Konyak believes that there is “no chance” of her tribe’s lost traditions being revived, though she sees value in recording what she describes as a “living library.” In addition to producing an illustrated children’s version of the book, she is having her work translated into one of the tribe’s dialects (although because the Konyaks’ languages have no written form, this means painstakingly transliterating an oral dialect into Latin script).
“Preservation has to come internally, from within the local population,” she said. “Unless there’s a drive from within the tribe, then there’s little chance of (traditions surviving).”
Contrasting worlds
For Bos, the juxtaposition of old and new provided rich visual material. Many of his subjects assumed traditional clothing – even inserting antlers or tusks into their ears – while others are pictured wearing sportswear or modern accessories.
The portraits were often shot inside traditional longhouses, which are made from bamboo, palm leaves and wood from the surrounding hills.
“Their longhouses are very beautiful,” he said. “They’re very dark inside, but they all have this hunting-trophy wall with all the skulls of animals.
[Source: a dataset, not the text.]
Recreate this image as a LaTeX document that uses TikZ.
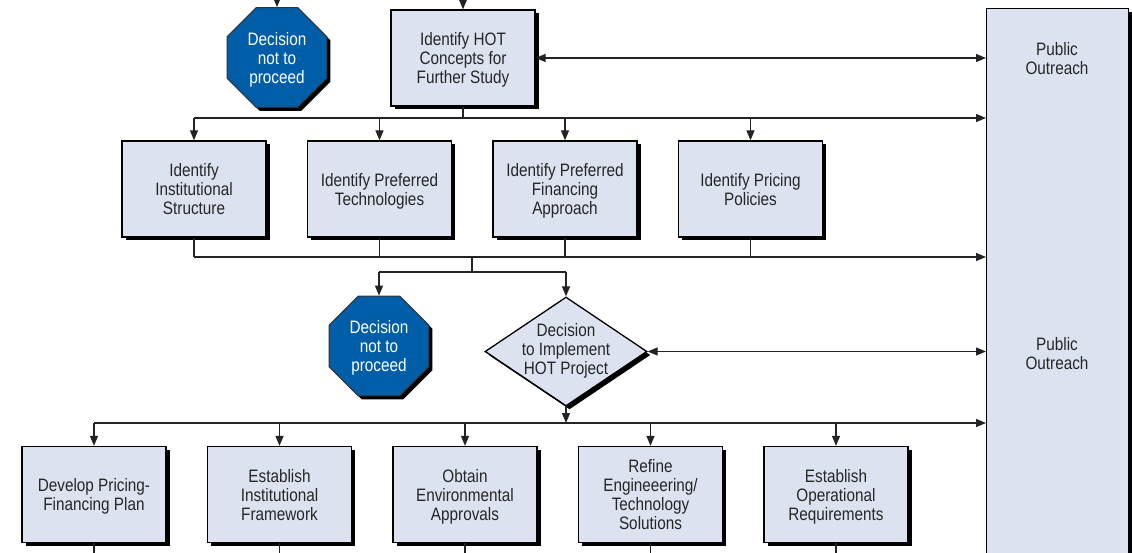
\documentclass[tikz,border=0pt]{standalone}
\usepackage{fontspec}
\setmainfont{Liberation Sans}[FakeStretch=0.85]
\usepackage{tikz}
\usetikzlibrary{positioning,shapes.geometric,shadows,arrows.meta}

\definecolor{boxfill}{RGB}{221,226,240}
\definecolor{stopblue}{RGB}{0,94,168}
\definecolor{linegray}{RGB}{35,35,35}

\tikzset{
  shadowed/.style={drop shadow={shadow xshift=3.5pt, shadow yshift=-3.5pt, fill=black, opacity=1}},
  stepbox/.style={draw, line width=1.3pt, fill=boxfill, shadowed,
    minimum width=144pt, minimum height=96pt, inner sep=1pt},
  stopsign/.style={regular polygon, regular polygon sides=8, minimum size=108pt,
    inner sep=0pt, draw=black!80, line width=1pt, fill=stopblue, text=white, shadowed},
  decision/.style={diamond, draw, line width=1.3pt, fill=boxfill, shadowed,
    minimum width=162pt, minimum height=109pt, inner sep=0pt},
  outreachbox/.style={draw, line width=1.3pt, fill=boxfill, shadowed,
    minimum width=142pt, minimum height=570pt, anchor=north west},
  link/.style={draw=linegray, line width=1.3pt}
}

\begin{document}
\begin{tikzpicture}[x=1pt, y=-1pt, node distance=185.5pt,
    every node/.style={align=center, text=black!85, text depth=0pt},
    font=\fontsize{18pt}{19pt}\selectfont,
    >={Triangle[length=10pt,width=8pt]}]
  \path[use as bounding box, clip] (0,0) rectangle (1132,553);

  % public outreach column
  \node (outreach) [outreachbox] at (986,8) {};
  \node (outreachA) at (1057,58) {Public\\Outreach};
  \node (outreachB) at (1057,353) {Public\\Outreach};

  % concept stage
  \node (stopA) [stopsign] at (277,57.5) {Decision\\not to\\proceed};
  \node (hot) [stepbox] at (463,58) {Identify HOT\\Concepts for\\Further Study};

  \node (inst) [stepbox] at (194,189) {Identify\\Institutional\\Structure};
  \node (tech) [stepbox, right of=inst] {Identify Preferred\\Technologies};
  \node (fin) [stepbox, right of=tech] {Identify Preferred\\Financing\\Approach};
  \node (price) [stepbox, right of=fin] {Identify Pricing\\Policies};

  % decision stage
  \node (stopB) [stopsign] at (379,346) {Decision\\not to\\proceed};
  \node (impl) [decision] at (566,351.5) {};
  \node (impltext) at ([yshift=3pt]impl.center) {Decision\\to Implement\\HOT Project};

  % implementation stage
  \node (plan) [stepbox] at (94,494.5) {Develop Pricing-\\Financing Plan};
  \node (frame) [stepbox, right of=plan] {Establish\\Institutional\\Framework};
  \node (env) [stepbox, right of=frame] {Obtain\\Environmental\\Approvals};
  \node (eng) [stepbox, right of=env] {Refine\\Engineeering/\\Technology\\Solutions};
  \node (ops) [stepbox, right of=eng] {Establish\\Operational\\Requirements};

  \coordinate (inA) at (277,-2);
  \coordinate (inB) at (463,-2);
  \coordinate (busA) at (0,118);
  \coordinate (busB) at (0,257);
  \coordinate (split) at (472,257);
  \coordinate (busC) at (0,272);
  \coordinate (busD) at (0,423);
  \coordinate (exit) at (0,560);

  \draw[link, ->] (inA) -- (stopA);
  \draw[link, ->] (inB) -- (hot);
  \draw[link, <->] (hot.east) -- (outreach.west |- hot.east);

  \draw[link] (hot.south) -- (hot.south |- busA);
  \draw[link, ->] (inst.north |- busA) -- (outreach.west |- busA);
  \foreach \n in {inst,tech,fin,price}
    \draw[link, ->] (\n.north |- busA) -- (\n.north);

  \foreach \n in {inst,tech,fin,price}
    \draw[link] (\n.south) -- (\n.south |- busB);
  \draw[link, ->] (inst.south |- busB) -- (outreach.west |- busB);
  \draw[link] (split) -- (split |- busC);
  \draw[link] (stopB.north |- busC) -- (impl.north |- busC);
  \draw[link, ->] (stopB.north |- busC) -- (stopB.north);
  \draw[link, ->] (impl.north |- busC) -- (impl.north);
  \draw[link, <->] (impl.east) -- (outreach.west |- impl.east);

  \draw[link, ->] (impl.south) -- (impl.south |- busD);
  \draw[link, ->] (plan.north |- busD) -- (outreach.west |- busD);
  \foreach \n in {plan,frame,env,eng,ops} {
    \draw[link, ->] (\n.north |- busD) -- (\n.north);
    \draw[link] (\n.south) -- (\n.south |- exit);
  }
\end{tikzpicture}
\end{document}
They keep all of the heads, apart from the (old) human ones that are not allowed by the church anymore. And the bamboo structures just make for a beautiful backdrop.”
Bos also captured everyday life in the region’s villages, which he visited for up to six weeks at a time. But it’s his portraits – which include his collaborator’s own great-aunt and great-uncle – that seem to embody the spirit of the book.
“They were still alive, but time had caught up with them,” he said of the elderly villagers.
“They were not really of this world anymore.”
“The Konyaks: Last of The Tattooed Headhunters,” published by Roli Books, is out now.